## What to produce:
Collect every line below that contains the word "this".

## Exercise materials:
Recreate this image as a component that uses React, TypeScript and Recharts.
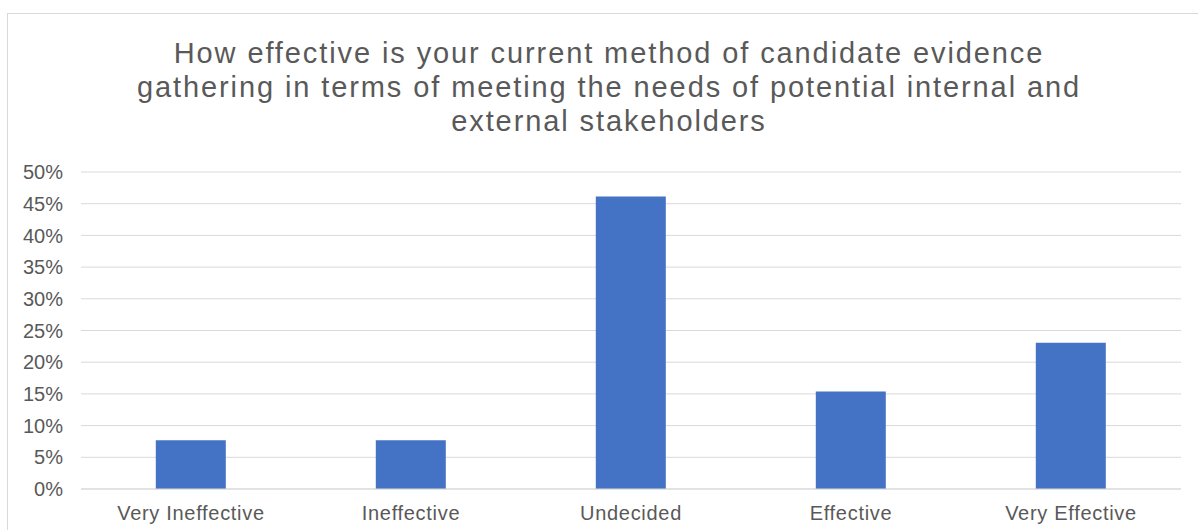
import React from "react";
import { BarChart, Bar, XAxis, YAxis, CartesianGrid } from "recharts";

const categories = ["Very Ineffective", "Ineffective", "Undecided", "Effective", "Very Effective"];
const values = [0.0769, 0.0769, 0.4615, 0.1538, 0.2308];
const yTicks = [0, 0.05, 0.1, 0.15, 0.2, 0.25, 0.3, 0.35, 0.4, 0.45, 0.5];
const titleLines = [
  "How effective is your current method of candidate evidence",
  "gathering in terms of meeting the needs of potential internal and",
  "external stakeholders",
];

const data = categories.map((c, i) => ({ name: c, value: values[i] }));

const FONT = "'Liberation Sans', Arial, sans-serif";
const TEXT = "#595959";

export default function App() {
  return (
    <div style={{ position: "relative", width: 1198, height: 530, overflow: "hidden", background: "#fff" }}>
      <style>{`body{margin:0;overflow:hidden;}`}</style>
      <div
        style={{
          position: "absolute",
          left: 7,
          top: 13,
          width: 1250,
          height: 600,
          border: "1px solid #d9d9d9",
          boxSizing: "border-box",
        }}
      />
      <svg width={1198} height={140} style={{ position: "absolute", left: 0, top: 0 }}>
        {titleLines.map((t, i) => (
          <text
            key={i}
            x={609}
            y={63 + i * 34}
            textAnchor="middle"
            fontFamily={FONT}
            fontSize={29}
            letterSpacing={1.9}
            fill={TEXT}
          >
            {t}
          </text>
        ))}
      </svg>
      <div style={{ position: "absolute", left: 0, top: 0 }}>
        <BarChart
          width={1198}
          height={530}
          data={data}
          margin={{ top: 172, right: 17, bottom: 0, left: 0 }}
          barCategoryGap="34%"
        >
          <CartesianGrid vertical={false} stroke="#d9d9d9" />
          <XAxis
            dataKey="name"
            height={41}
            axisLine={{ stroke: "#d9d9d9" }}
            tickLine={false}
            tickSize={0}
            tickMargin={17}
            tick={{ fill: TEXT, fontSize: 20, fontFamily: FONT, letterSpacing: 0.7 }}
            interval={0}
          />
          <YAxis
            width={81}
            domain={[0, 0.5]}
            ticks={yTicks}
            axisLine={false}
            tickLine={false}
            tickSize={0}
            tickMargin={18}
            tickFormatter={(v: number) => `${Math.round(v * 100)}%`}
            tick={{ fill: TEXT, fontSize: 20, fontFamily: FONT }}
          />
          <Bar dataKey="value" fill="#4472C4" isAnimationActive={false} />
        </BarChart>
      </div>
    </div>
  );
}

---

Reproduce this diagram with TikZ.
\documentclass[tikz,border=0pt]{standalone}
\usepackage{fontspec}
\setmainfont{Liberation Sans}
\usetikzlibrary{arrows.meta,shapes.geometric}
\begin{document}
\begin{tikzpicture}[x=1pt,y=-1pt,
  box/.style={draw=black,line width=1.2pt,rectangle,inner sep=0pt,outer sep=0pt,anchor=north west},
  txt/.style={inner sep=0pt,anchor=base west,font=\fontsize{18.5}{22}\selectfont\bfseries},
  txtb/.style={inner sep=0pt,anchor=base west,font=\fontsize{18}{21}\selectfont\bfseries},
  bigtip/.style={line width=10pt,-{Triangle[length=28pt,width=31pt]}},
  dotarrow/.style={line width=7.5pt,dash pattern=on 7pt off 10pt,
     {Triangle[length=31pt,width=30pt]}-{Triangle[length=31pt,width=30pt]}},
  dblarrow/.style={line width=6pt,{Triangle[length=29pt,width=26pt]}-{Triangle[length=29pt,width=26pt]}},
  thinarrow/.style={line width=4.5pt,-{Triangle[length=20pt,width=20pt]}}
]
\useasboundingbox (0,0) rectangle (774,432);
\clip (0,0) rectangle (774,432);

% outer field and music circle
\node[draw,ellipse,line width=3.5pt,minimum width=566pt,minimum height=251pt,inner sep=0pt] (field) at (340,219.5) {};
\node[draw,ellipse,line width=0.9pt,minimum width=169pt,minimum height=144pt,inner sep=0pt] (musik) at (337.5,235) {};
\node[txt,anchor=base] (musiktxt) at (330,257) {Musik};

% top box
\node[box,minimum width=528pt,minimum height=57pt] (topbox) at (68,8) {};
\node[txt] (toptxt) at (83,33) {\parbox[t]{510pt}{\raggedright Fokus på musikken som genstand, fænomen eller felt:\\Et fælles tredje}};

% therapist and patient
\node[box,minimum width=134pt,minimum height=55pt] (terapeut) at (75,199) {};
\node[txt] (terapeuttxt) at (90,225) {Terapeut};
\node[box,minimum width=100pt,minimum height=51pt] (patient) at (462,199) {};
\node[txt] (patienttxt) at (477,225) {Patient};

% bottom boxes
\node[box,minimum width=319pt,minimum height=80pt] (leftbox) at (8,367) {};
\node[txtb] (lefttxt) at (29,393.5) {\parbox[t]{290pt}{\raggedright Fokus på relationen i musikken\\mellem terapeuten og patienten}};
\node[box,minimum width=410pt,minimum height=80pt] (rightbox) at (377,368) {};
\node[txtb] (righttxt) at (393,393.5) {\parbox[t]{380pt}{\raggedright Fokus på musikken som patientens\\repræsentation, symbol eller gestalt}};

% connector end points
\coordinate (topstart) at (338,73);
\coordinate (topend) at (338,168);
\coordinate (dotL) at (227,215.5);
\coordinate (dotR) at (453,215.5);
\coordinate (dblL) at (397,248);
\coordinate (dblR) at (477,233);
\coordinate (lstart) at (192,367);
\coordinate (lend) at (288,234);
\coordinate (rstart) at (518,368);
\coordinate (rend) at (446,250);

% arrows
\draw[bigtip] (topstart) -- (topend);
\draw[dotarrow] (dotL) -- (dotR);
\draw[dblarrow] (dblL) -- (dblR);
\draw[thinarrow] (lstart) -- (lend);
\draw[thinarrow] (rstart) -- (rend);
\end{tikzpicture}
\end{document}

## Task result:
Recreate this image as a component that uses React, TypeScript and Recharts.
Reproduce this diagram with TikZ.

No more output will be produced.